Madame Bacouel décède le 19 janvier 1958. Le 28 juillet, le préfet de l’Oise informe le maire de Breteuil qu’un héritier naturel de la disparue, un neveu, a formulé une opposition à l’encontre des dispositions testamentaires de sa tante. Le maire doit constituer un dossier qui sera transmis au ministre de l’Intérieur. Dossier dans lequel il atteste notamment : ’’A aucune époque je n’ai trouvé chez les époux Bacouel un parent quelconque venu s’occuper d’eux ni même assister aux funérailles ”. Afin de prouver l’intention irrévocable de madame Bacouel, le maire atteste également que cette dernière ”a demandé que l’on commence de son vivant à désigner une jeune fille pour son prix de vertu et l’a reçue chez elle à plusieurs reprises ”. Il s’agit de Marie-Thérèse Rohaut de Breteuil.
Le 10 novembre 1958, le conseil municipal accepte le legs de madame Bacouel et le 24 décembre la Ville de Breteuil reçoit sa succession qui se compose d’une maison d’habitation sise 134, rue de Beauvais et de parcelles de terre sur les territoires de Paillart, Vendeuil-Caply, Hardivillers, Maisoncelle-Tuileries, Puits-la-Vallée, Hallivillers.

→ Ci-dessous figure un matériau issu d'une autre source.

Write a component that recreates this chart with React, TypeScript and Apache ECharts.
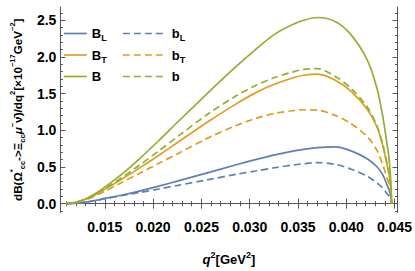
import React, { useEffect, useRef } from "react";
import * as echarts from "echarts";

const q2 = [0.011, 0.012, 0.013, 0.014, 0.015, 0.0167, 0.0187, 0.0206, 0.0226, 0.0256, 0.0286, 0.0306, 0.0326, 0.0346, 0.0356, 0.037, 0.0389, 0.0405, 0.0422, 0.0432, 0.0438, 0.0442, 0.0444, 0.0445, 0.0446, 0.0447];

const BL = [0, 0.007, 0.022, 0.044, 0.072, 0.115, 0.175, 0.24, 0.31, 0.42, 0.53, 0.6, 0.665, 0.72, 0.74, 0.765, 0.775, 0.72, 0.61, 0.5, 0.39, 0.26, 0.2, 0.16, 0.1, 0];
const BT = [0, 0.018, 0.06, 0.12, 0.195, 0.33, 0.495, 0.66, 0.84, 1.11, 1.36, 1.51, 1.63, 1.72, 1.75, 1.765, 1.68, 1.53, 1.28, 1.04, 0.78, 0.54, 0.42, 0.34, 0.22, 0];
const B = [0, 0.02, 0.065, 0.135, 0.225, 0.395, 0.625, 0.862, 1.12, 1.5, 1.87, 2.1, 2.31, 2.45, 2.5, 2.537, 2.48, 2.3, 1.95, 1.56, 1.17, 0.83, 0.64, 0.5, 0.32, 0];
const bL = [0, 0.007, 0.021, 0.042, 0.068, 0.108, 0.155, 0.2, 0.25, 0.325, 0.4, 0.445, 0.49, 0.53, 0.545, 0.56, 0.535, 0.47, 0.37, 0.28, 0.21, 0.14, 0.11, 0.09, 0.06, 0];
const bT = [0, 0.016, 0.052, 0.105, 0.17, 0.285, 0.42, 0.55, 0.685, 0.89, 1.065, 1.16, 1.23, 1.27, 1.28, 1.275, 1.2, 1.09, 0.91, 0.72, 0.52, 0.36, 0.28, 0.22, 0.15, 0];
const b = [0, 0.02, 0.063, 0.125, 0.205, 0.35, 0.535, 0.72, 0.92, 1.215, 1.47, 1.61, 1.72, 1.8, 1.83, 1.84, 1.73, 1.57, 1.31, 1.05, 0.79, 0.56, 0.43, 0.35, 0.22, 0];

const xMajor = [0.015, 0.02, 0.025, 0.03, 0.035, 0.04, 0.045];
const xMinor = [0.011, 0.012, 0.013, 0.014, 0.016, 0.017, 0.018, 0.019, 0.021, 0.022, 0.023, 0.024, 0.026, 0.027, 0.028, 0.029, 0.031, 0.032, 0.033, 0.034, 0.036, 0.037, 0.038, 0.039, 0.041, 0.042, 0.043, 0.044];
const yMajor = [0, 0.5, 1, 1.5, 2, 2.5];
const yMinor = [-0.1, 0.1, 0.2, 0.3, 0.4, 0.6, 0.7, 0.8, 0.9, 1.1, 1.2, 1.3, 1.4, 1.6, 1.7, 1.8, 1.9, 2.1, 2.2, 2.3, 2.4, 2.6];

const BLUE = "#5E81B5";
const ORANGE = "#E19C24";
const GREEN = "#8FB032";
const FONT = "Liberation Sans";
const FRAME = "#555";

const seriesDefs = [
  { name: "B_L", data: BL, color: BLUE, dashed: false },
  { name: "B_T", data: BT, color: ORANGE, dashed: false },
  { name: "B", data: B, color: GREEN, dashed: false },
  { name: "b_L", data: bL, color: BLUE, dashed: true },
  { name: "b_T", data: bT, color: ORANGE, dashed: true },
  { name: "b", data: b, color: GREEN, dashed: true },
];

const legendLabels: Record<string, string> = {
  B_L: "{t|B}{sub|L}",
  B_T: "{t|B}{sub|T}",
  B: "{t|B}",
  b_L: "{t|b}{sub|L}",
  b_T: "{t|b}{sub|T}",
  b: "{t|b}",
};

const rich = {
  t: { fontSize: 13, fontWeight: "bold", fontFamily: FONT, color: "#000", lineHeight: 18 },
  sub: { fontSize: 9, fontWeight: "bold", fontFamily: FONT, color: "#000", lineHeight: 10, verticalAlign: "bottom" },
  sup: { fontSize: 9, fontWeight: "bold", fontFamily: FONT, color: "#000", lineHeight: 10, verticalAlign: "top" },
  i: { fontSize: 13, fontWeight: "bold", fontStyle: "italic", fontFamily: FONT, color: "#000", lineHeight: 18 },
};

const yRich = {
  t: { fontSize: 11.7, fontWeight: "bold", fontFamily: FONT, color: "#000", lineHeight: 18 },
  i: { fontSize: 11.7, fontWeight: "bold", fontStyle: "italic", fontFamily: FONT, color: "#000", lineHeight: 18 },
  sub: { fontSize: 7.5, fontWeight: "bold", fontFamily: FONT, color: "#000", lineHeight: 9, verticalAlign: "bottom" },
  sup: { fontSize: 7.5, fontWeight: "bold", fontFamily: FONT, color: "#000", lineHeight: 9, verticalAlign: "top" },
};

function xAxisDef(pos: "bottom" | "top", major: boolean) {
  return {
    type: "value",
    position: pos,
    min: 0.0104,
    max: 0.0453,
    gridIndex: 0,
    axisLine: { show: major, lineStyle: { color: FRAME, width: 1 } },
    axisTick: {
      show: true,
      inside: true,
      length: major ? 5 : 2.5,
      customValues: major ? xMajor : xMinor,
      lineStyle: { color: FRAME, width: 1 },
    },
    axisLabel: {
      show: major && pos === "bottom",
      customValues: xMajor,
      formatter: (v: number) => v.toFixed(3),
      fontSize: 14,
      fontWeight: "bold",
      fontFamily: FONT,
      color: "#000",
      margin: 7,
    },
    splitLine: { show: false },
    ...(major && pos === "bottom"
      ? {
          name: "{i|q}{sup|2}{t|[GeV}{sup|2}{t|]}",
          nameLocation: "middle",
          nameGap: 38,
          nameTextStyle: { rich },
        }
      : {}),
  };
}

function yAxisDef(pos: "left" | "right", major: boolean) {
  return {
    type: "value",
    position: pos,
    min: -0.12,
    max: 2.68,
    gridIndex: 0,
    axisLine: { show: major, lineStyle: { color: FRAME, width: 1 } },
    axisTick: {
      show: true,
      inside: true,
      length: major ? 5 : 2.5,
      customValues: major ? yMajor : yMinor,
      lineStyle: { color: FRAME, width: 1 },
    },
    axisLabel: {
      show: major && pos === "left",
      customValues: yMajor,
      formatter: (v: number) => v.toFixed(1),
      fontSize: 14,
      fontWeight: "bold",
      fontFamily: FONT,
      color: "#000",
      margin: 4,
    },
    splitLine: { show: false },
    ...(major && pos === "left"
      ? {
          name:
            "{t|dB(Ω}{sup|*}{sub|cc}{t|->Ξ}{sub|cc}{i|μ}{sup|−}{t|ν̄)/dq}{sup|2}{t|[×10}{sup|−17}{t|GeV}{sup|−2}{t|]}",
          nameLocation: "middle",
          nameRotate: 90,
          nameGap: 32,
          nameTextStyle: { rich: yRich },
        }
      : {}),
  };
}

export default function App() {
  const ref = useRef<HTMLDivElement>(null);
  useEffect(() => {
    document.body.style.margin = "0";
    if (!ref.current) return;
    const chart = echarts.init(ref.current, null, { renderer: "svg" });
    const legendCommon = {
      orient: "vertical",
      top: 22,
      itemHeight: 12,
      itemGap: 6,
      formatter: (name: string) => legendLabels[name],
      textStyle: { fontSize: 13, fontWeight: "bold", fontFamily: FONT, color: "#000", rich },
      itemStyle: { opacity: 0 },
      lineStyle: { width: 1.7 },
      selectedMode: false,
    };
    chart.setOption({
      animation: false,
      backgroundColor: "#fff",
      grid: { left: 47, right: 17, top: 7, bottom: 48, containLabel: false },
      legend: [
        { ...legendCommon, left: 58, itemWidth: 23, data: ["B_L", "B_T", "B"] },
        { ...legendCommon, left: 117, itemWidth: 44, data: ["b_L", "b_T", "b"] },
      ],
      xAxis: [xAxisDef("bottom", true), xAxisDef("bottom", false), xAxisDef("top", true), xAxisDef("top", false)],
      yAxis: [yAxisDef("left", true), yAxisDef("left", false), yAxisDef("right", true), yAxisDef("right", false)],
      series: seriesDefs.map((s) => ({
        name: s.name,
        type: "line",
        xAxisIndex: 0,
        yAxisIndex: 0,
        data: q2.map((q, i) => [q, s.data[i]]),
        symbol: "none",
        showSymbol: false,
        smooth: 0.3,
        color: s.color,
        lineStyle: { color: s.color, width: 1.7, type: s.dashed ? [7, 4] : "solid" },
        itemStyle: { color: s.color },
      })),
    });
    return () => chart.dispose();
  }, []);
  return <div ref={ref} style={{ width: 415, height: 271 }} />;
}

Trois jours plus tard, la vente du mobilier a lieu à la salle des fêtes de Breteuil. Un an plus tard, le maire propose que tous les titres de natures diverses soient transformés en un seul afin de simplifier la gestion du portefeuille. Proposition qui sera acceptée.
Et de façon immuable, chaque année, une jeune fille de Breteuil est désignée. Le jour de la remise du prix, l’heureuse récipiendaire assiste à la messe, est reçue à la mairie pour recevoir le montant du prix puis se rend à Paillart pour se recueillir sur la tombe de la famille Bacouel et y déposer des fleurs.
Après Marie-Thérèse Rohaut désignée du vivant de madame Bacouel en 1957, reçoivent le prix : Michèle Mayer en 1958, puis Denise Corbanie l’année suivante qui, outre le montant de l’enveloppe, hérite d’une montre en or ayant appartenu à la légatrice.
Citons : pour l’année 1963, Geneviève Marvoyer, ”cadette d’une famille de 5 enfants, charmante jeune fille employée des PTT”, en juin 1976, Claudette Devaux qui reçoit le legs et un louis d’or, en 1978, Annie Demarcy l’heureuse élue : ”employée de bureau à Beauvais qui fait la route matin et soir à bord de sa voiture”. Mais en 2016, le capital du legs étant épuisé, Anne Cousin sera la dernière Britulienne à bénéficier du prix Charlotte Bacouel.